Two pages further on in the Hackney Union Poor Law Removal and Settlement Registers, and cross-referenced to their mother’s registration number, finds Walter aged 14, and Harriet 11. Their dates of birth are confirmed as 18 March 1884 and 8 May 1887, respectively. The children became chargeable on 27 May 1898, which means if this is the date of admission to the workhouse then it was 9 days after the death of their mother.

Note: Edward’s mother, Walter and Harriet’s paternal grandmother, is still alive aged 72, and living in the old family home with her husband in Turner Street, Mile End Old Town, yet, sadly, for whatever reason did not take the children into her own home to care for them.

On 1 Jun 1898, five days after her admittance, Harriet is transferred to the Hackney Union Infirmary situated on Homerton High Street, thankfully for a short time only, since after five days, on 6 June 1898, she is transferred to one of the Sidney Road Children’s Cottage Homes under the care of the Hackney Guardians.

During her brief time there, Harriet attends Bay Street Temporary School, her last school attended being Enfield Road. After just one week, on 13 June 1898, she is transferred again, this time to Brentwood Schools. All this upheaval in her young life whilst aged eleven.

After twenty months, on 25 March 1899, Walter, now aged 15, discharges himself from the Hackney Union Workhouse, at his own request. I haven’t been able to find Walter with any certainty in the records again.

What has happened to Edward Charles Penfold during this time? His wife has died. His two youngest children are in the workhouse. His last official record was found in the 1891 census. I haven’t been able to locate an entry for him being admitted to a workhouse himself, but that seems to be the logical conclusion.

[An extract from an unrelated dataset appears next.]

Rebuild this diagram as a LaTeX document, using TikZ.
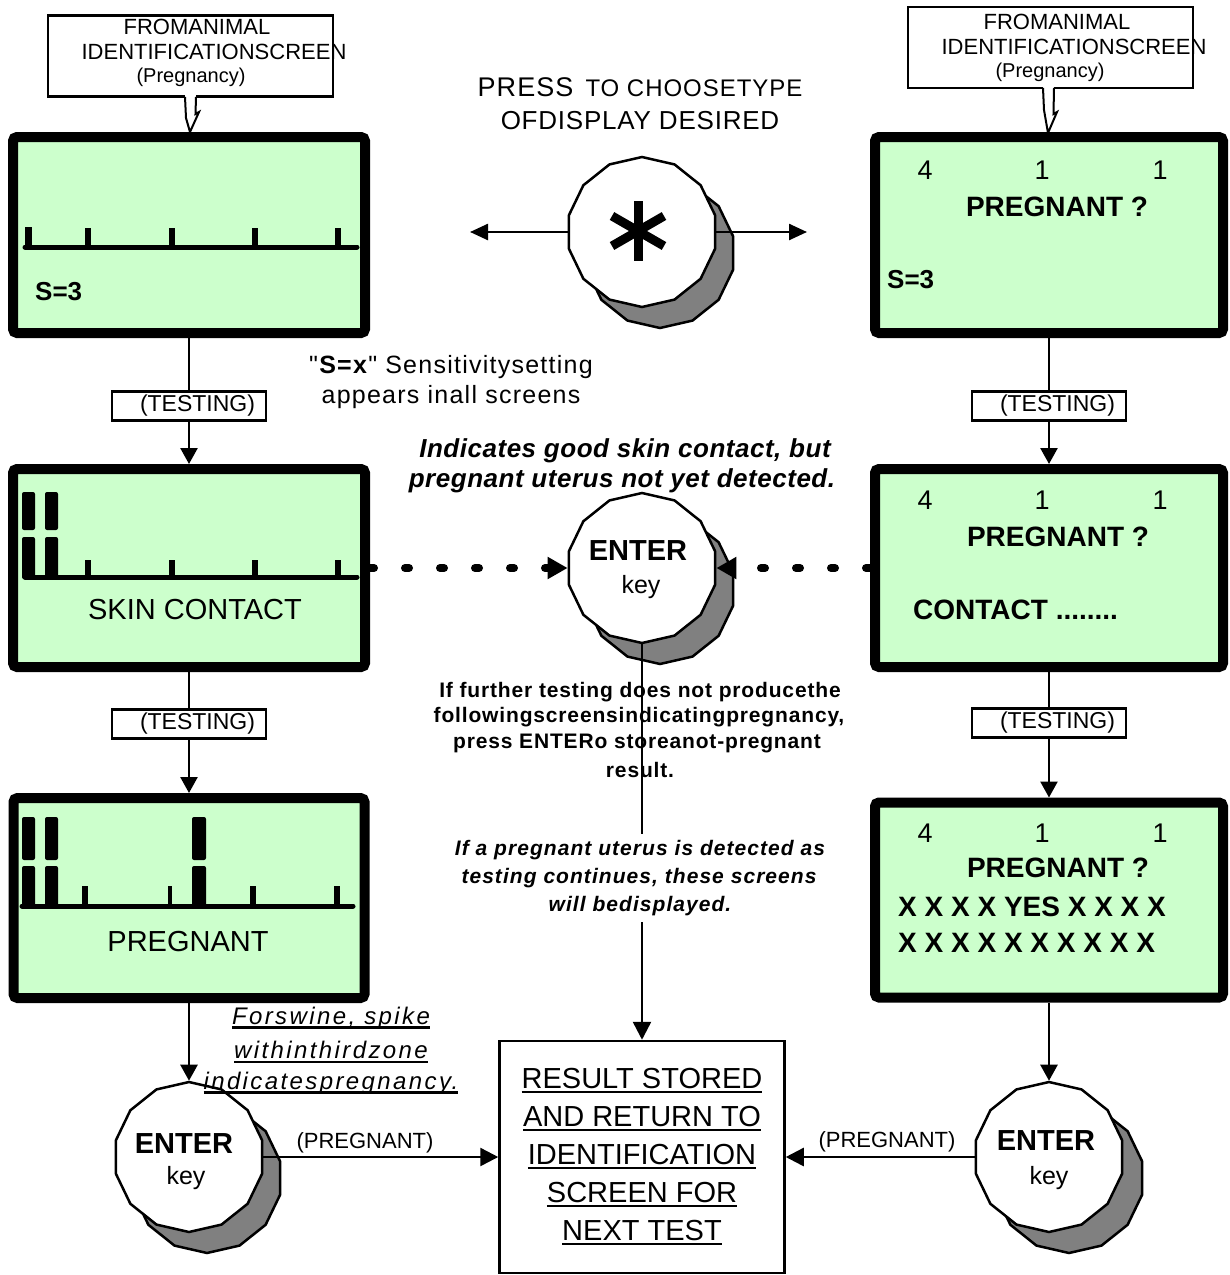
\documentclass[tikz,border=0pt]{standalone}
\usepackage{fontspec}
\setmainfont{Liberation Sans}
\newfontfamily\qfont{Liberation Sans}
\usetikzlibrary{arrows.meta,shapes.geometric}
\definecolor{lcd}{HTML}{CCFFCC}
\definecolor{keyshade}{HTML}{808080}
\newsavebox\ulbox
\newcommand\ulin[1]{\sbox\ulbox{#1}\rlap{\rule[-4.5pt]{\wd\ulbox}{2.4pt}}\usebox\ulbox}
\newcommand\fz[2]{\fontsize{#1}{#2}\selectfont}
\newcommand\lsp[1]{\addfontfeatures{LetterSpace=#1}}
\newcommand\sq{{\qfont\addfontfeatures{LetterSpace=5}"}}
\begin{document}
\begin{tikzpicture}[x=1pt,y=-1pt,
  txt/.style={inner sep=0pt},
  screen/.style={draw, line width=10pt, fill=lcd, rounded corners=4pt, inner sep=0pt},
  tbox/.style={draw, line width=2.5pt, fill=white, inner sep=0pt, minimum width=154pt, minimum height=29pt, font=\fz{23}{27}},
  callbox/.style={draw, line width=2.5pt, fill=white, minimum width=285pt, minimum height=81pt, inner sep=0pt},
  keyshape/.style={regular polygon, regular polygon sides=14, regular polygon rotate=12.857, minimum size=150pt, inner sep=0pt, draw, line width=2.5pt},
  key/.style={keyshape, fill=white},
  keyshadow/.style={keyshape, fill=keyshade},
  keytop/.style={txt, font=\fz{29}{34}\bfseries},
  keybot/.style={txt, font=\fz{25}{30}},
  flow/.style={line width=2.5pt, -{Triangle[length=16pt,width=17pt]}},
  plain/.style={line width=2.5pt},
  dotflow/.style={line width=8pt, line cap=round, dash pattern=on 4pt off 31pt, -{Triangle[length=20pt,width=21pt]}},
  base/.style={line width=5pt, line cap=round},
  tick/.style={line width=6pt},
  bar/.style={fill=black, rounded corners=2pt},
  tail/.style={line width=2pt, line join=miter}
]
\useasboundingbox (0,0) rectangle (1230,1275);

% ---------- callouts ----------
\node[callbox] (cL) at (190.5,56) {};
\fill[white] (185,95) -- (186,118) -- (190,132) -- (199,112) -- (195.5,114) -- (196,95) -- cycle;
\draw[tail] (185,97) -- (186,118) -- (190,132) -- (199,112) -- (195.5,114) -- (196,97);
\node[txt, font=\fz{22}{26}] (cL1) at (197,27) {FROMANIMAL};
\node[txt, font=\fz{22}{26}] (cL2) at (214,52) {IDENTIFICATIONSCREEN};
\node[txt, font=\fz{20}{24}] (cL3) at (191,77) {(Pregnancy)};

\node[callbox] (cR) at (1050.5,47.5) {};
\fill[white] (1043,86) -- (1044,110) -- (1048,133) -- (1057,112) -- (1053.5,114) -- (1054,86) -- cycle;
\draw[tail] (1043,88) -- (1044,110) -- (1048,133) -- (1057,112) -- (1053.5,114) -- (1054,88);
\node[txt, font=\fz{22}{26}] (cR1) at (1057,22) {FROMANIMAL};
\node[txt, font=\fz{22}{26}] (cR2) at (1074,47) {IDENTIFICATIONSCREEN};
\node[txt, font=\fz{20}{24}] (cR3) at (1050,72) {(Pregnancy)};

% ---------- left screens ----------
\node[screen, minimum width=352pt, minimum height=196pt] (L1) at (189,235) {};
\draw[base] (25,247) -- (357,247);
\draw[tick, line width=7pt] (28,227) -- (28,247);
\foreach \x in {88,172,255,338} \draw[tick] (\x,228) -- (\x,247);
\node[txt, anchor=west, font=\fz{26}{30}\bfseries] (L1s) at (35,292) {S=3};

\node[screen, minimum width=352pt, minimum height=198pt] (L2) at (189,568) {};
\fill[bar] (22,492) rectangle (35,530);
\fill[bar] (45,492) rectangle (58,530);
\fill[bar] (22,537) rectangle (35,579);
\fill[bar] (45,537) rectangle (58,579);
\draw[base] (25,577) -- (357,577);
\foreach \x in {88,172,255,338} \draw[tick] (\x,560) -- (\x,577);
\node[txt, font=\fz{29}{34}] (L2t) at (195,610) {SKIN CONTACT};

\node[screen, minimum width=351pt, minimum height=200pt] (L3) at (189,898) {};
\fill[bar] (22,817) rectangle (35,860);
\fill[bar] (45,817) rectangle (58,860);
\fill[bar] (22,866) rectangle (35,908);
\fill[bar] (45,866) rectangle (58,908);
\fill[bar] (192,817) rectangle (206,860);
\fill[bar] (192,866) rectangle (206,908);
\draw[base] (22,906) -- (353,906);
\foreach \x in {85,253,337} \draw[tick] (\x,886) -- (\x,906);
\draw[line width=3.5pt] (170,886) -- (170,906);
\node[txt, font=\fz{29}{34}] (L3t) at (188,942) {PREGNANT};

% ---------- right screens ----------
\node[screen, minimum width=348pt, minimum height=196pt] (R1) at (1049,235) {};
\node[txt, font=\fz{27}{32}] (R1a) at (925,170) {4};
\node[txt, font=\fz{27}{32}] (R1b) at (1042,170) {1};
\node[txt, font=\fz{27}{32}] (R1c) at (1160,170) {1};
\node[txt, font=\fz{28}{32}\bfseries] (R1p) at (1057,207) {PREGNANT ?};
\node[txt, anchor=west, font=\fz{26}{30}\bfseries] (R1s) at (887,280) {S=3};

\node[screen, minimum width=348pt, minimum height=198pt] (R2) at (1049,568) {};
\node[txt, font=\fz{27}{32}] (R2a) at (925,500) {4};
\node[txt, font=\fz{27}{32}] (R2b) at (1042,500) {1};
\node[txt, font=\fz{27}{32}] (R2c) at (1160,500) {1};
\node[txt, font=\fz{28}{32}\bfseries] (R2p) at (1058,537) {PREGNANT ?};
\node[txt, anchor=west, font=\fz{28}{32}\bfseries] (R2s) at (913,610) {CONTACT ........};

\node[screen, minimum width=348pt, minimum height=195pt] (R3) at (1049,900) {};
\node[txt, font=\fz{27}{32}] (R3a) at (925,833) {4};
\node[txt, font=\fz{27}{32}] (R3b) at (1042,833) {1};
\node[txt, font=\fz{27}{32}] (R3c) at (1160,833) {1};
\node[txt, font=\fz{28}{32}\bfseries] (R3p) at (1058,868) {PREGNANT ?};
\node[txt, anchor=west, font=\fz{28}{32}\bfseries] (R3x) at (898,907) {X X X X YES X X X X};
\node[txt, anchor=west, font=\fz{28}{32}\bfseries] (R3y) at (898,943) {X X X X X X X X X X};

% ---------- testing boxes ----------
\node[tbox] (T1L) at (189,406) {\hspace*{17pt}(TESTING)};
\node[tbox] (T2L) at (189,724) {\hspace*{17pt}(TESTING)};
\node[tbox] (T1R) at (1049,406) {\hspace*{17pt}(TESTING)};
\node[tbox] (T2R) at (1049,723) {\hspace*{17pt}(TESTING)};

% ---------- keys ----------
\node[keyshadow] (starsh) at (660,253) {};
\node[key] (starkey) at (642,232) {};
\begin{scope}[shift={(638,231)}, line width=9pt]
  \draw (0,-30) -- (0,30);
  \draw (-26,-15) -- (26,15);
  \draw (-26,15) -- (26,-15);
\end{scope}

\node[keyshadow] (midsh) at (660,589) {};
\node[key] (midkey) at (642,568) {};
\node[keytop] (midkeyA) at (638,551) {ENTER};
\node[keybot] (midkeyB) at (641,587) {key};

\node[keyshadow] (lsh) at (207,1178) {};
\node[key] (lkey) at (189,1157) {};
\node[keytop] (lkeyA) at (184,1144) {ENTER};
\node[keybot] (lkeyB) at (186,1178) {key};

\node[keyshadow] (rsh) at (1069,1178) {};
\node[key] (rkey) at (1049,1157) {};
\node[keytop] (rkeyA) at (1046,1141) {ENTER};
\node[keybot] (rkeyB) at (1049,1178) {key};

% ---------- result box ----------
\node[draw, line width=2.5pt, minimum width=285pt, minimum height=232pt, align=center, font=\fz{29}{38}, inner sep=0pt] (res) at (642,1157)
  {\ulin{RESULT STORED}\\\ulin{AND RETURN TO}\\\ulin{IDENTIFICATION}\\\ulin{SCREEN FOR}\\\ulin{NEXT TEST}};

% ---------- connectors ----------
\coordinate (sl) at (470,232);
\coordinate (sr) at (807,232);
\draw[line width=2.5pt, -{Triangle[length=18pt,width=16pt]}] (starkey.west) -- (sl);
\draw[line width=2.5pt, -{Triangle[length=18pt,width=16pt]}] (starkey.east) -- (sr);

\draw[plain] (L1.south) -- (T1L.north);
\draw[flow] (T1L.south) -- (L2.north);
\draw[plain] (L2.south) -- (T2L.north);
\draw[flow] (T2L.south) -- (L3.north);
\draw[flow] (L3.south) -- (lkey.north);

\draw[plain] (R1.south) -- (T1R.north);
\draw[flow] (T1R.south) -- (R2.north);
\draw[plain] (R2.south) -- (T2R.north);
\draw[flow] (T2R.south) -- (R3.north);
\draw[flow] (R3.south) -- (rkey.north);

\draw[line width=2.5pt, -{Triangle[length=18pt,width=18pt]}] (lkey.east) -- (res.west);
\draw[line width=2.5pt, -{Triangle[length=18pt,width=18pt]}] (rkey.west) -- (res.east);
\draw[line width=2.5pt, -{Triangle[length=18pt,width=18pt]}] (midkey.south) -- (res.north);

\draw[dotflow] (L2.east) -- (midkey.west);
\draw[dotflow] (R2.west) -- (midkey.east);

% ---------- labels ----------
\node[txt, font=\fz{22}{26}] (pl) at (365,1143) {(PREGNANT)};
\node[txt, font=\fz{22}{26}] (pr) at (887,1142) {(PREGNANT)};

\node[txt, font=\fz{27}{32}\lsp{4}] (press1) at (640,87) {PRESS\hspace{12pt}{\fz{24}{28}TO CHOOSETYPE}};
\node[txt, font=\fz{26}{30}\lsp{3}] (press2) at (640,121) {OFDISPLAY DESIRED};

\node[txt, font=\fz{25}{30}\lsp{5}] (sens1) at (451,367) {\sq\textbf{S=x}\sq{} Sensitivitysetting};
\node[txt, font=\fz{25}{30}\lsp{5}] (sens2) at (451,397) {appears inall screens};

\node[txt, font=\fz{26}{30}\bfseries\itshape\lsp{2}] (ind1) at (625,451) {Indicates good skin contact, but};
\node[txt, font=\fz{26}{30}\bfseries\itshape\lsp{2}] (ind2) at (622,481) {pregnant uterus not yet detected.};

\node[txt, font=\fz{21}{25}\bfseries\lsp{4}] (ff1) at (640,692) {If further testing does not producethe};
\node[txt, font=\fz{21}{25}\bfseries\lsp{4}] (ff2) at (639,717) {followingscreensindicatingpregnancy,};
\node[txt, font=\fz{21}{25}\bfseries\lsp{4}] (ff3) at (637,743) {press ENTERo storeanot-pregnant};
\node[txt, font=\fz{21}{25}\bfseries\lsp{4}] (ff4) at (640,770) {result.};

\node[fill=white, inner xsep=2pt, inner ysep=6pt, font=\fz{21}{25}\bfseries\itshape\lsp{5}] (it1) at (640,850) {If a pregnant uterus is detected as};
\node[fill=white, inner xsep=2pt, inner ysep=6pt, font=\fz{21}{25}\bfseries\itshape\lsp{5}] (it2) at (639,878) {testing continues, these screens};
\node[fill=white, inner xsep=2pt, inner ysep=6pt, font=\fz{21}{25}\bfseries\itshape\lsp{5}] (it3) at (640,906) {will bedisplayed.};

\node[txt, font=\fz{24}{28}\itshape\lsp{10}] (sw1) at (331,1018) {\ulin{Forswine, spike}};
\node[txt, font=\fz{24}{28}\itshape\lsp{10}] (sw2) at (331,1052) {\ulin{withinthirdzone}};
\node[txt, font=\fz{24}{28}\itshape\lsp{10}] (sw3) at (331,1083) {\ulin{indicatespregnancy.}};
\end{tikzpicture}
\end{document}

Committal to Three Different Asylums (possibly a Fourth) 1903-1904

I haven’t been able to determine what happened in Edward’s life to tip him over the edge, but just two years after his wife’s death, on 20 Mar 1900, Edward is committed to the Manor Asylum in Epsom which was only formally opened the previous year. The Manor records will hopefully tell us from where he was admitted and why.

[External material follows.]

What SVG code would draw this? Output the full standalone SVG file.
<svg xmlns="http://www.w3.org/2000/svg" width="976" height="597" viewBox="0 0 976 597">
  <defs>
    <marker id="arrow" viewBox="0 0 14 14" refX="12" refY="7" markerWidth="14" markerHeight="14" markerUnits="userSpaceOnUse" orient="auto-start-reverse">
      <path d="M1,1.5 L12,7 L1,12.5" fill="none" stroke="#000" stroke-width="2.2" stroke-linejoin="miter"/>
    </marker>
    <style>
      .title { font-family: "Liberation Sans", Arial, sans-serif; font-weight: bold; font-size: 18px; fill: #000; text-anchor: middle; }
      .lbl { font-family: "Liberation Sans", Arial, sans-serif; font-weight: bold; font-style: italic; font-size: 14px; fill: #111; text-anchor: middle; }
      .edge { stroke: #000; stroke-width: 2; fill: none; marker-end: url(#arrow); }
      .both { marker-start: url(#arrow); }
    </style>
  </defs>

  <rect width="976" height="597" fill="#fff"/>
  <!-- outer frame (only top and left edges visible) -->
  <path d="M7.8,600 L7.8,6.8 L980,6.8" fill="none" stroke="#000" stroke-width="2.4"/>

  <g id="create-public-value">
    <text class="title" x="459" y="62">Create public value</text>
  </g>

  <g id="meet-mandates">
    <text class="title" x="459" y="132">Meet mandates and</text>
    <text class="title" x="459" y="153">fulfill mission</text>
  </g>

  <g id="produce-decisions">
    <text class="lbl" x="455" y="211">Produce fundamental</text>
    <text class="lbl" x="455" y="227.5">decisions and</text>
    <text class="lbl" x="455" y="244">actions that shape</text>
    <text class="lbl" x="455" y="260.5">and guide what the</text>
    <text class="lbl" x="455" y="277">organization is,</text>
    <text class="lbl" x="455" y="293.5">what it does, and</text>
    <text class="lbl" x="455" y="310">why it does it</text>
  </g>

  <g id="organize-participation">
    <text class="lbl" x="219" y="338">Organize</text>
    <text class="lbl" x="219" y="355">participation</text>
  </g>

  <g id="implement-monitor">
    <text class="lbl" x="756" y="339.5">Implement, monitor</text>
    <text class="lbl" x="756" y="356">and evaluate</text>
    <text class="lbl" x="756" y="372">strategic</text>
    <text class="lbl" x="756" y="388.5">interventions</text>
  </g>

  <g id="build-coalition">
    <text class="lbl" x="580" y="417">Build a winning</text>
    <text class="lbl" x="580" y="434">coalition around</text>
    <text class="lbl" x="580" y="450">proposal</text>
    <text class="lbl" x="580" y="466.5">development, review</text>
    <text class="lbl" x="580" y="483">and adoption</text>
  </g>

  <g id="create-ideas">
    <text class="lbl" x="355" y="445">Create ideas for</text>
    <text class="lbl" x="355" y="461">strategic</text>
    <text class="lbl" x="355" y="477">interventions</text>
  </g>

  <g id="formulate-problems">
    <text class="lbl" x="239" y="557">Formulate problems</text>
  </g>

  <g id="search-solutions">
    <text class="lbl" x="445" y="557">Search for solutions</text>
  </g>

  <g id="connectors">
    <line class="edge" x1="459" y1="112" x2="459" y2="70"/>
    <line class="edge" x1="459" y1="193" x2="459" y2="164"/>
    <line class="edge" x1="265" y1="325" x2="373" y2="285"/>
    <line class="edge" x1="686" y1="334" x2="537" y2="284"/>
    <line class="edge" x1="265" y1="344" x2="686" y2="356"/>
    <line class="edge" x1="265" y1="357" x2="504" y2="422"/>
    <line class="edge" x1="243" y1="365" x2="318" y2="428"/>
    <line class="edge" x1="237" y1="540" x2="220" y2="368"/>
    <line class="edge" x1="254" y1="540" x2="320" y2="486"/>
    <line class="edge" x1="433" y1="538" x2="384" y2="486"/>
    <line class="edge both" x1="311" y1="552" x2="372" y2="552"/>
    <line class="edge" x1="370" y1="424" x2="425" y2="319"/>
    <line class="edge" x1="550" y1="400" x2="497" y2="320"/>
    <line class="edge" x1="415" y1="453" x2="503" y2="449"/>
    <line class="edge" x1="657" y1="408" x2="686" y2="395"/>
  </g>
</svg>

In the 1901 Census Edward is found at the Manor Asylum as a Pauper Patient, occupation Postman, born London, condition Lunatic, aged 44. After two years of treatment at the Manor Asylum, on 3 Mar 1902 Edward is discharged, his condition as ‘Not Improved’ and transferred the same day to Cane Hill Asylum in Coulsdon.

After nineteen months of treatment at Cane Hill Asylum, on 24 Oct 1903 Edward is discharged, his condition ‘Relieved’ RELD. It is unknown which asylum Edward was then transferred to since the UK, Lunacy Patients Admission Registers, 1846-1912 covering the year 1903 are missing from this collection.Horton Asylum was already open when Edward was discharged from Cane Hill Asylum, yet he wasn’t transferred there until he had spent twelve months somewhere else.

After disappearing from the radar for one year and two days, 24 Oct 1903 to 26 Oct 1904, Edward is committed to Horton Asylum. After 3¾ years at Horton, he dies on 11 July 1904, aged 54, and was buried 5 days later in plot a175 at Horton Cemetery on 16 July 1908.